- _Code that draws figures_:
-- Start --

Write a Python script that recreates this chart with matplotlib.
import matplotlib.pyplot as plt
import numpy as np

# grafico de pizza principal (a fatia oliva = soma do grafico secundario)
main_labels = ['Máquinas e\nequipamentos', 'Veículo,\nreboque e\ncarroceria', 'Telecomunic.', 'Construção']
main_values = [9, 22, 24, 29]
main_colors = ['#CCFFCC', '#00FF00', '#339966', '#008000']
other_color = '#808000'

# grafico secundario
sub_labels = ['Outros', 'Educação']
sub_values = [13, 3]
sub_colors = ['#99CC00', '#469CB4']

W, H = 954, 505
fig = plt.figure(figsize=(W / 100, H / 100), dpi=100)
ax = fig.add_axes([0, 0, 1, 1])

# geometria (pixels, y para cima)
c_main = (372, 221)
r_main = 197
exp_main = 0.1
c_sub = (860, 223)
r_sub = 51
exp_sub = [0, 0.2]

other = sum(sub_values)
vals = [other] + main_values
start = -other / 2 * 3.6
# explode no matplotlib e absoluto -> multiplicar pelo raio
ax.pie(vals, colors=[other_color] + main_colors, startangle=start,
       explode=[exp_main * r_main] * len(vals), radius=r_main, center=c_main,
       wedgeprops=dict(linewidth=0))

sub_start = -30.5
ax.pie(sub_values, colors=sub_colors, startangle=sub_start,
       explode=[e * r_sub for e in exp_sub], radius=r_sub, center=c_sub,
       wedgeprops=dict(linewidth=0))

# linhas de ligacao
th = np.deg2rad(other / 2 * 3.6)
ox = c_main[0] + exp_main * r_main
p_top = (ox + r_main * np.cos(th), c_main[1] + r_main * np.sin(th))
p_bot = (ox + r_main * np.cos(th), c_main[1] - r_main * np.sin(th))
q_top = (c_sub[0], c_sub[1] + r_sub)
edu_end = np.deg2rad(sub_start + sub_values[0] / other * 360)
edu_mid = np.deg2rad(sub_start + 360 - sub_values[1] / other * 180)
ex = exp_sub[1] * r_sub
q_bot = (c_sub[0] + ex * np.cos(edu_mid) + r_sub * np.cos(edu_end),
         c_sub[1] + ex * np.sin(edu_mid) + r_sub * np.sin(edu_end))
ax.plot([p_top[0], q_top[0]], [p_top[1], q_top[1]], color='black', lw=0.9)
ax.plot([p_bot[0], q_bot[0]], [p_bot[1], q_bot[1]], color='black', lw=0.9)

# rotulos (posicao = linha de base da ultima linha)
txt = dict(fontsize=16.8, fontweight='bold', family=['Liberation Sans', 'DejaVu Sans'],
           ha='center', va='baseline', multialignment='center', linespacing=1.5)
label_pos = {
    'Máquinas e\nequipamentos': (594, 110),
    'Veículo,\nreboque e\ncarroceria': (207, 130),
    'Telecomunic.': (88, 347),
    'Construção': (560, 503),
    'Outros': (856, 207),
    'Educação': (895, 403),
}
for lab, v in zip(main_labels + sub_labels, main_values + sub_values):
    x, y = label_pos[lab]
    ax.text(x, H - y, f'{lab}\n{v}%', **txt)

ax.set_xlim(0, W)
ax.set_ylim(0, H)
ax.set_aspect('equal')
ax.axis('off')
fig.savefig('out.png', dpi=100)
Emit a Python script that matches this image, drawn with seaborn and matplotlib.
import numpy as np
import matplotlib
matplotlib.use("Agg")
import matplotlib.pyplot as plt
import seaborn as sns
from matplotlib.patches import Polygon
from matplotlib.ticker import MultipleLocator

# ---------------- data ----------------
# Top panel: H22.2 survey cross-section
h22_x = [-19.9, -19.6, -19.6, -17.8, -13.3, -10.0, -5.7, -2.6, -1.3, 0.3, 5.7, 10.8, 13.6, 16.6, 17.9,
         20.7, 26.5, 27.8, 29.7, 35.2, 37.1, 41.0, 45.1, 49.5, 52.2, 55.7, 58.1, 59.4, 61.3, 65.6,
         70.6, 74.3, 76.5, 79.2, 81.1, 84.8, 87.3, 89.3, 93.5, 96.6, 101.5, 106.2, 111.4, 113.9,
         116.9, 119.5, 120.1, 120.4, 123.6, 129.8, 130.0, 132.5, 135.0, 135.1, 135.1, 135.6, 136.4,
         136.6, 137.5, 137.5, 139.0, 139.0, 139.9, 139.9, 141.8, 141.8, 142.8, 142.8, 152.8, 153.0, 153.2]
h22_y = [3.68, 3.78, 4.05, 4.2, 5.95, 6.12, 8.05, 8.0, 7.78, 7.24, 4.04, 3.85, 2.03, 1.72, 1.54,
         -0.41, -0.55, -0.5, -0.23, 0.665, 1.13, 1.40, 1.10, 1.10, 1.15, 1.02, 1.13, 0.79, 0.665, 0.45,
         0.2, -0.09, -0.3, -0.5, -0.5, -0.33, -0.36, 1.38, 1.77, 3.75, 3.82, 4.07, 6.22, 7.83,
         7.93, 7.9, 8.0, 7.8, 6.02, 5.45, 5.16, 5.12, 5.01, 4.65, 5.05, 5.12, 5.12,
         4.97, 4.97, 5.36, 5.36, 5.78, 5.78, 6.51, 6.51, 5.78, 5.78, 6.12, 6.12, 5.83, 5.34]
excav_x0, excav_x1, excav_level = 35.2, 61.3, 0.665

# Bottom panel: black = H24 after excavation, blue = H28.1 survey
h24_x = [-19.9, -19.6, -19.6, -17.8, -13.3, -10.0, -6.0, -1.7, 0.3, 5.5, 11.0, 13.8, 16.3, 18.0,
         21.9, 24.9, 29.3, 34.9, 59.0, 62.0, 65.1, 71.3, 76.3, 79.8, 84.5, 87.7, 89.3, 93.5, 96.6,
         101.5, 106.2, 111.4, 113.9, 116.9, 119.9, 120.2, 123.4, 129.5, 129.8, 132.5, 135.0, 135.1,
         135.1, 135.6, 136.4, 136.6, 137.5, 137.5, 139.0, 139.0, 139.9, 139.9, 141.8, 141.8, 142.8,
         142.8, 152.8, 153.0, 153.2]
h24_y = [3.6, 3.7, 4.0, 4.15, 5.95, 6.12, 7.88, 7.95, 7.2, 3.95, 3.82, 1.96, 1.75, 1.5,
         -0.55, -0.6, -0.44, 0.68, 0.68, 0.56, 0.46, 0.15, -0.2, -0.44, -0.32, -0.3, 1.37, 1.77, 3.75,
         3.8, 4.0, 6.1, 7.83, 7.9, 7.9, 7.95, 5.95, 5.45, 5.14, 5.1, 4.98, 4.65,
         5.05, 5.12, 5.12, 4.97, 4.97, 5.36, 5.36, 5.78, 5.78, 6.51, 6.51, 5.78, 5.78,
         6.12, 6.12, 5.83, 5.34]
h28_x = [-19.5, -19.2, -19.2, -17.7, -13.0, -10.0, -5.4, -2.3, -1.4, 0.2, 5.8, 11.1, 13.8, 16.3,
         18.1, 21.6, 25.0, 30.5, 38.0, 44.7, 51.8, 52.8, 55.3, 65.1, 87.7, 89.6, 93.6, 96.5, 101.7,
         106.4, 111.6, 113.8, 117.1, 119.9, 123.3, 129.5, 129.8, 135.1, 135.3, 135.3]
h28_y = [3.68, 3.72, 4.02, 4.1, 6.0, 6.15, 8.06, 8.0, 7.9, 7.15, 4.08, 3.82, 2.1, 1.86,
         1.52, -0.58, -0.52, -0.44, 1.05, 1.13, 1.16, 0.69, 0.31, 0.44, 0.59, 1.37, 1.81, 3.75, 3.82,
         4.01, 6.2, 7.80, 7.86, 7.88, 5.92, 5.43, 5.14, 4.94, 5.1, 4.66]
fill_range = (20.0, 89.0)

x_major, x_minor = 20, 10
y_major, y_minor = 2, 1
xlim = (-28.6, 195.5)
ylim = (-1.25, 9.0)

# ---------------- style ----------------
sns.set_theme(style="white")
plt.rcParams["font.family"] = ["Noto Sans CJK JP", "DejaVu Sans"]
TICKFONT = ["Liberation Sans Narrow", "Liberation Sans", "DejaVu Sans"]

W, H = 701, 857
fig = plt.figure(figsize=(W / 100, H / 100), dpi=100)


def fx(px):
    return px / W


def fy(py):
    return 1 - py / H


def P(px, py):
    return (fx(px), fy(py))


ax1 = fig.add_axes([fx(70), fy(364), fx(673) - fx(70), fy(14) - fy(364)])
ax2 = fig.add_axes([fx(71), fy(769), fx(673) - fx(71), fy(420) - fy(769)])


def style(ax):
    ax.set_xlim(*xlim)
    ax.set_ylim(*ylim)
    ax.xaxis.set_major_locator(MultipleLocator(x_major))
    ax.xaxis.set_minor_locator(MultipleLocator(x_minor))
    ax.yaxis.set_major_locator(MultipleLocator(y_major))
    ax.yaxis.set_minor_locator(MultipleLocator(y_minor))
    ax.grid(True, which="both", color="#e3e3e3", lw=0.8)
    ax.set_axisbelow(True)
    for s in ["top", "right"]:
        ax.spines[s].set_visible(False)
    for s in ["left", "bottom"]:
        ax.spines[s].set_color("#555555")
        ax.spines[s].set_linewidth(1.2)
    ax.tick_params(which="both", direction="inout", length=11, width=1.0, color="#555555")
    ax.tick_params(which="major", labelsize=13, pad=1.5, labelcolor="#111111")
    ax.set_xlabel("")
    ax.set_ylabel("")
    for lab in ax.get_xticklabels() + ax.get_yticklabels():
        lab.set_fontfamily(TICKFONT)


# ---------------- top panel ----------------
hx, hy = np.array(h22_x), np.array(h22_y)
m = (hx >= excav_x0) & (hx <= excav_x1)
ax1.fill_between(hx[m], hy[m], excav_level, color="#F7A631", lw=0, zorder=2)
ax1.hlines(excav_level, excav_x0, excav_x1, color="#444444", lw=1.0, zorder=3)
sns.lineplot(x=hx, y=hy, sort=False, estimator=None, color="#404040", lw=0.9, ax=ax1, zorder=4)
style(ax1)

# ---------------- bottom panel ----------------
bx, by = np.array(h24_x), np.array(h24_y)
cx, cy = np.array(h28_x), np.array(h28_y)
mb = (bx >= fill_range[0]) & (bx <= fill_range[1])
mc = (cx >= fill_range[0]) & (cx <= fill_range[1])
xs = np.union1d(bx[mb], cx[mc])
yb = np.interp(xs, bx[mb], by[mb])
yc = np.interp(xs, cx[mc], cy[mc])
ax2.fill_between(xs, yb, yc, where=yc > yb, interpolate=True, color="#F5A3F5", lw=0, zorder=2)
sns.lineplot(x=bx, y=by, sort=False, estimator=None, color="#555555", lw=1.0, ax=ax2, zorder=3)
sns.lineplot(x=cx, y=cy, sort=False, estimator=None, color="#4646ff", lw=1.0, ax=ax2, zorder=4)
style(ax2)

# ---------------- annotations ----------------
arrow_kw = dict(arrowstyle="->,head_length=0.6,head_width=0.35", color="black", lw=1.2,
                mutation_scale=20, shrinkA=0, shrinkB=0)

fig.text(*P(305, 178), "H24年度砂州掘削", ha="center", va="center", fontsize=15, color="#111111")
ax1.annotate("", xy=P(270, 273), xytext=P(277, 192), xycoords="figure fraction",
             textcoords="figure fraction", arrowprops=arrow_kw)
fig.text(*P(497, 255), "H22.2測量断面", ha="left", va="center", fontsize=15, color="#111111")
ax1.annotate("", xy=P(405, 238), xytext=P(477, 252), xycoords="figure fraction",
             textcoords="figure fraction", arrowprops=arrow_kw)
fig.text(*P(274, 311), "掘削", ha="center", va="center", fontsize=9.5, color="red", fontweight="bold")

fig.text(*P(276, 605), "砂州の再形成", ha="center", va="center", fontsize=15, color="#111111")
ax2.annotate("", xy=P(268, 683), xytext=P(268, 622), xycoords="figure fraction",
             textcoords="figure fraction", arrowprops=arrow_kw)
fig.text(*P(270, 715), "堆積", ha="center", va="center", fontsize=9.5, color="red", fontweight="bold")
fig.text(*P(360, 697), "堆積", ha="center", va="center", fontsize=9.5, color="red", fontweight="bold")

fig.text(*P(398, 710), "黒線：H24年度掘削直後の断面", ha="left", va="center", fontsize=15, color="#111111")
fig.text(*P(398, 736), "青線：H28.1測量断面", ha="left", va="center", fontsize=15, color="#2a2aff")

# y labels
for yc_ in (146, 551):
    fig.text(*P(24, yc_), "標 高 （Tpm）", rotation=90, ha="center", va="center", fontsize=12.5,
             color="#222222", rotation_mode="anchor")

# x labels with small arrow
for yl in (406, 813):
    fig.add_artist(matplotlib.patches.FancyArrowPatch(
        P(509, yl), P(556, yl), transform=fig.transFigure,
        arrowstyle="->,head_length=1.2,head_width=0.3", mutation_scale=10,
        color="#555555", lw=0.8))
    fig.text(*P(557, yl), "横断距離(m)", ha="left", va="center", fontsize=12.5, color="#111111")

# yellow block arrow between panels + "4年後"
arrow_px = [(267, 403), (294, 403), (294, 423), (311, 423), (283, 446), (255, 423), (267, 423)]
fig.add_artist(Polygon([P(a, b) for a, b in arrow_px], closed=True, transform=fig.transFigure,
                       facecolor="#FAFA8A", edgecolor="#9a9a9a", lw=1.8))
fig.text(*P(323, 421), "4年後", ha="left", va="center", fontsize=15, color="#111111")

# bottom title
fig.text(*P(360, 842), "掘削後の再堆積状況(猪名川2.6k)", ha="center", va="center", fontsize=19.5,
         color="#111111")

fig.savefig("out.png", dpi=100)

-- End --

- _Exercise description_:
Repeat exactly the lines from the one that contains "Emit a Python" through the one that contains "from matplotlib.ticker import MultipleLocator", and only those.

- _Solution_:
Emit a Python script that matches this image, drawn with seaborn and matplotlib.
import numpy as np
import matplotlib
matplotlib.use("Agg")
import matplotlib.pyplot as plt
import seaborn as sns
from matplotlib.patches import Polygon
from matplotlib.ticker import MultipleLocator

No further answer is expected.